31 Views Asked by At

I need to run 500 jobs, but they keep getting stuck in Runnable. When my jobs do start, they run to completion, so there is nothing wrong with their configuration. Maybe it's a us-east-1 capacity issue or maybe it's the service quotas tied to my account.

What service quotas apply in this scenario? Below are default quotas as candidate suspects. I have submitted requests to increase each of these.

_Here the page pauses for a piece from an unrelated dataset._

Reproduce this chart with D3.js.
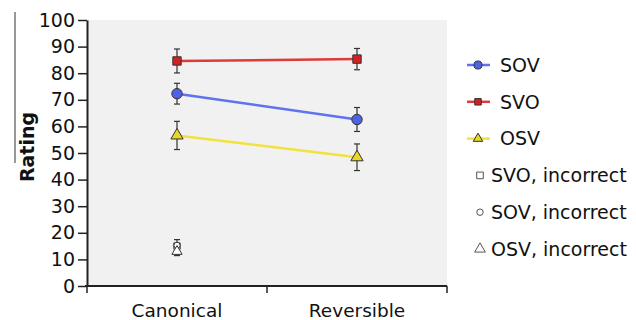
<!DOCTYPE html>
<html>
<head>
<meta charset="utf-8">
<script src="https://cdn.jsdelivr.net/npm/d3@7/dist/d3.min.js"></script>
<style>
  body { margin: 0; background: #fff; }
  text { font-family: "DejaVu Sans", sans-serif; fill: #111; }
</style>
</head>
<body>
<svg id="chart" width="636" height="320"></svg>
<script>
// data
var conditions = ['Canonical', 'Reversible'];
var sovMeans = [72.3, 62.6];
var sovErr = [3.9, 4.5];
var svoMeans = [84.6, 85.3];
var svoErr = [4.5, 4.0];
var osvMeans = [56.6, 48.4];
var osvErr = [5.3, 5.0];
// incorrect ratings, canonical only
var svoIncorrect = [15.0];
var sovIncorrect = [15.3];
var osvIncorrect = [13.0];
var incorrectErr = [3.0];
var yTicks = [0, 10, 20, 30, 40, 50, 60, 70, 80, 90, 100];

var svg = d3.select('#chart');
var m = {left: 87, right: 447, top: 20, bottom: 286};

var x = d3.scaleBand().domain(conditions).range([m.left, m.right]);
var y = d3.scaleLinear().domain([0, 100]).range([m.bottom, m.top]);
var cx = d => x(d) + x.bandwidth() / 2;

//grey plot background
svg.append('rect')
  .attr('x', m.left).attr('y', m.top)
  .attr('width', m.right - m.left).attr('height', m.bottom - m.top)
  .attr('fill', '#f1f1f1');

//stray line at top-left of the original
svg.append('line')
  .attr('x1', 15).attr('x2', 15).attr('y1', 12).attr('y2', 163)
  .attr('stroke', '#333').attr('stroke-width', 1);

//y axis
var yAxis = svg.append('g')
  .attr('transform', `translate(${m.left},0)`)
  .call(d3.axisLeft(y).tickValues(yTicks).tickSize(9).tickPadding(3).tickSizeOuter(0));
yAxis.select('.domain').attr('stroke', '#222').attr('stroke-width', 2);
yAxis.selectAll('.tick line').attr('stroke', '#222').attr('stroke-width', 1.5);
yAxis.selectAll('text').style('font-size', '19px').attr('fill', '#111')
  .style('font-family', '"DejaVu Sans", sans-serif');

//x axis with ticks between categories
svg.append('line')
  .attr('x1', m.left - 2).attr('x2', m.right)
  .attr('y1', m.bottom).attr('y2', m.bottom)
  .attr('stroke', '#222').attr('stroke-width', 2);
svg.append('g').selectAll('line')
  .data([m.left, x(conditions[1]), m.right])
  .join('line')
  .attr('x1', d => d).attr('x2', d => d)
  .attr('y1', m.bottom).attr('y2', m.bottom + 7)
  .attr('stroke', '#222').attr('stroke-width', 1.5);
svg.append('g').selectAll('text')
  .data(conditions)
  .join('text')
  .attr('x', cx).attr('y', 317)
  .attr('text-anchor', 'middle')
  .style('font-size', '18.5px')
  .text(d => d);

svg.append('text')
  .attr('transform', 'translate(34,147) rotate(-90)')
  .attr('text-anchor', 'middle')
  .style('font-size', '19px').style('font-weight', 'bold')
  .text('Rating');

//marker shapes
function marker(g, shape, size, fill, stroke) {
  var sym = {circle: d3.symbolCircle, square: d3.symbolSquare, triangle: d3.symbolTriangle}[shape];
  return g.append('path')
    .attr('d', d3.symbol().type(sym).size(size)())
    .attr('fill', fill).attr('stroke', stroke).attr('stroke-width', 1);
}

function errorBars(g, means, errs, xs) {
  means.forEach(function (v, i) {
    var px = cx(xs[i]);
    var e = g.append('g').attr('stroke', '#333').attr('stroke-width', 1.2);
    e.append('line').attr('x1', px).attr('x2', px).attr('y1', y(v + errs[i])).attr('y2', y(v - errs[i]));
    [v + errs[i], v - errs[i]].forEach(function (w) {
      e.append('line').attr('x1', px - 3).attr('x2', px + 3).attr('y1', y(w)).attr('y2', y(w));
    });
  });
}

var series = [
  {name: 'SOV', means: sovMeans, errs: sovErr, line: '#5f72f2', fill: '#4f62e6', shape: 'circle', size: 85},
  {name: 'SVO', means: svoMeans, errs: svoErr, line: '#dd3a3a', fill: '#d42020', shape: 'square', size: 70},
  {name: 'OSV', means: osvMeans, errs: osvErr, line: '#f2e23e', fill: '#e8d628', shape: 'triangle', size: 65}
];

var lineGen = d3.line().x((d, i) => cx(conditions[i])).y(d => y(d));

series.forEach(function (s) {
  var g = svg.append('g');
  errorBars(g, s.means, s.errs, conditions);
  g.append('path').datum(s.means)
    .attr('d', lineGen).attr('fill', 'none')
    .attr('stroke', s.line).attr('stroke-width', 2.5);
  s.means.forEach(function (v, i) {
    marker(g, s.shape, s.size, s.fill, '#333')
      .attr('transform', `translate(${cx(conditions[i])},${y(v)})`);
  });
});

//incorrect ratings
var incorrect = [
  {name: 'SVO, incorrect', means: svoIncorrect, shape: 'square', size: 40},
  {name: 'SOV, incorrect', means: sovIncorrect, shape: 'circle', size: 30},
  {name: 'OSV, incorrect', means: osvIncorrect, shape: 'triangle', size: 45}
];
var gi = svg.append('g');
errorBars(gi, [d3.mean(incorrect, d => d.means[0])], incorrectErr, conditions);
incorrect.forEach(function (s) {
  marker(gi, s.shape, s.size, '#fff', '#333')
    .attr('transform', `translate(${cx(conditions[0])},${y(s.means[0])})`);
});

//legend
var legend = svg.append('g');
var ly = d3.scalePoint().domain(d3.range(6)).range([65, 249]);
series.forEach(function (s, i) {
  var g = legend.append('g').attr('transform', `translate(0,${ly(i)})`);
  g.append('line').attr('x1', 467).attr('x2', 490).attr('stroke', s.line).attr('stroke-width', 2.5);
  marker(g, s.shape, s.size * 0.6, s.fill, '#333').attr('transform', 'translate(478,0)');
  g.append('text').attr('x', 500).attr('dy', '0.36em').style('font-size', '19px').text(s.name);
});
incorrect.forEach(function (s, i) {
  var g = legend.append('g').attr('transform', `translate(0,${ly(i + 3)})`);
  marker(g, s.shape, s.size * 1.1, '#fff', '#555').attr('transform', 'translate(480,0)');
  g.append('text').attr('x', 491).attr('dy', '0.36em').style('font-size', '19px').text(s.name);
});
</script>
</body>
</html>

Service Quota name Applied account-level quota value AWS default quota value
EC2 Running On-Demand Standard (A, C, D, H, I, M, R, T, Z) instances 32 CPUs 5
EC2 All Standard (A, C, D, H, I, M, R, T, Z) Spot Instance Requests 32 CPUs 5
EC2 New Reserved Instances per month 50 20
EC2 EC2-VPC Elastic IPs 5 5

(Batch jobs require a public IP to talk to ECR)


Configuration:

  • AWS Batch - Compute Environment - Max vCPUs: 5000
  • AWS Batch - Job Definition - Fargate - vCPUs: 4
  • AWS Batch - Job Definition - Fargate - Memory: 8GB
  • AWS Batch - Job Definition - Fargate - Ephemeral Storage: 100GB

enter image description here

1

There are 1 best solutions below

0
Kermit On

The quotas in question were:

  • Fargate On-Demand vCPU resource count
  • Fargate Spot vCPU resource count

As shown by the "utilization" on the right

enter image description here

At the time, I had dropped down to 2 vCPU per job in an attempt to trying to get more instances:

15 running x 2 vCPU = 30 vCPU quota

It is infuriating that the services enforce quotas, but don't inform the user when they are being enforced.